Part of what drives up what Idaho employers offer is just across the border in Washington state.

POST FALLS, Idaho — The White House Grill in Post Falls has a reputation for good food and, owner Raci Erdem says, 25 years worth of finding and keeping good workers.

"It was always my dream to have at least 95% of my employees to have livable wages," Erdem said

Under Idaho's current minimum wage, which hasn't budged since 2009, Erdem's two Idaho restaurants could pay $7.25. But, he says that's really not an option.

"Everybody talking about minimum wage, minimum wage, minimum wage," Erdem said. "We don't have even one employee in the tipped employees making $7. It's at least $13."

Part of what drives up what Idaho employers offer is just across the border. Washington has one of the highest minimum wages in the country, according to the department of labor. It's been sitting at $15.74 since Jan. 1.

"There is pros and cons," Gonzaga Associate Professor of Economics Ryan Herzog said. "Some of the pros obviously for Spokane is it attracts some labor to the market."

The latest numbers from Idaho's Department of Labor show that in 2019, around 4,600 people commuted from Spokane to work in Kootenai County every day. But, more than double, 9,800, commuted from Kootenai County into Spokane

"It's basically tourist dollars going into Idaho, but then that creates more strain on the labor market as they are living in Idaho and demanding Idaho services but not providing the labor in Idaho," Herzog said.

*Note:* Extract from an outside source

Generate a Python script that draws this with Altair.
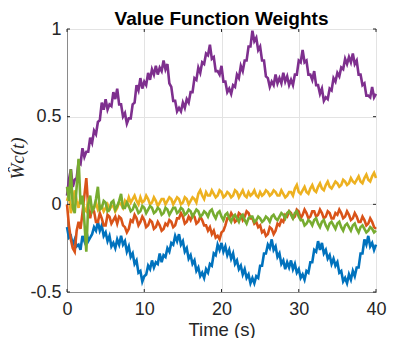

Herzog says the growth of big business in Idaho is an added strain. Corporate employers coming in can pay $20 an hour, something many smaller shops can't match.

"What's ultimately happening for these smaller businesses is they're resorting to reduced hours, they're resorting to more work hours for the business owner, things like that," Herzog said. "It is a challenge."

But, the minimum wage difference and labor shortages also come with issues for Washington.

Greater Spokane Inc. plays a big role in business recruitment and retention. And sometimes, according to Public Policy Director Jake Mason, the higher pay in Washington can make it a less enticing location for businesses.

"Looking at Idaho, with, you know, not only a much more business friendly environment, but also this minimum wage differential, it becomes a bigger piece of the picture when businesses are looking to either locate here or sometimes even looking to expand," Mason said.

Erdem sees it at his Liberty Lake restaurant, where he can't split tips between his employees.

"When you pay a server $16 an hour and on top of it they get $200-300 in tips, and you have your kitchen staff, how are you going to make them happy?" Erdem said.

But, he'll keep doing what he can for all of his staff, no matter the cost.

"The challenge for the whole region is overcoming some of these labor shortages we're dealing with," Herzog said.